6) the blue, blue there - Marilyn Irwin (Fave Poetry of 2015)
the blue, blue there (Apt. 9 Press, 2015)
The title of Marilyn Irwin’s latest chapbook calls to mind a horizon line. We aren’t near enough to see it yet, and maybe that’s the allure: we know that it isn’t here. Many poems in the blue, blue there play with proximities, whether they’re measuring small units like “the 14 gasps up Gladstone” (“creature, comforts”), impassible miles from one’s love (“went”) or even the thoughtful steps to befriending a turtle (“for when you make friends with a turtle”).

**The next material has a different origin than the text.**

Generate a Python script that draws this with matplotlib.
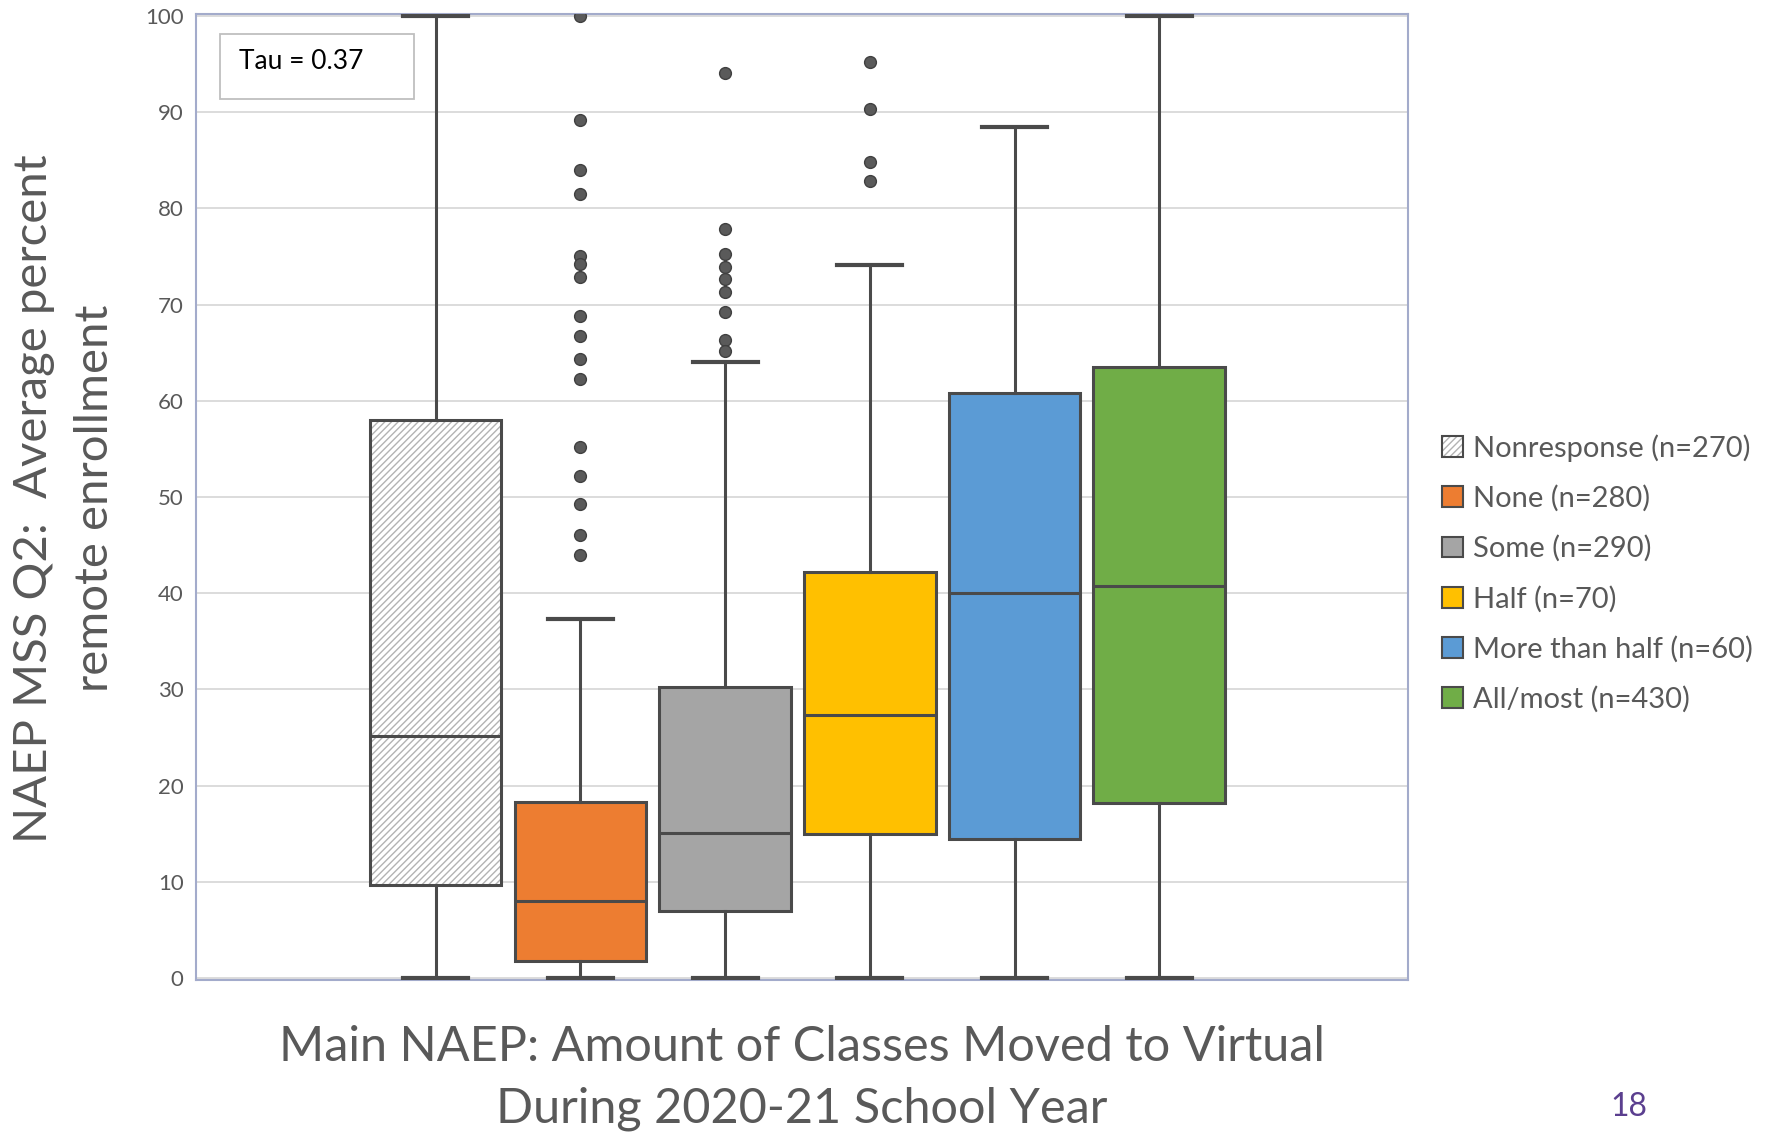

Spats of humour and sentiment sit comfortably together, with precise diction taking the occasional leap. Whether her knots of relationships are fastened or slipping loose, Irwin expresses their raw state, adding dashes of surrounding (household or Ottawa-bound) imagery to invigorate a poem’s breathing space. If the first stanza of “tail-spin” makes for clear, confessional poetry (with “i always knew you were wrong / for me”, the second cuts into a collage of visuals branching from that root of separation. By the third and final stanza (“the back of your head / frozen / to the Ottawa river”), Irwin’s resoluteness, while still unwavering, creates friction with the reader’s growing intrigue. Is this a relationship or a life she’s mourning?
That imaginary horizon also casts a hazy lens over what’s concrete and what’s abstract. Grounded and gut-punching poems like “murder, old ottawa south” and the stratosphere-ricocheting “transmigration of the soul and other no-no’s” stake opposite ends of Irwin’s yardstick, respectively. But the vast middle tackles the likes of Kim Jong Un, a dead deer in the woods and the FLNJ (le Front pour le Liberation des Nains de Jardin) with a flexible curiosity that accepts the chaos of life, and demands revisiting.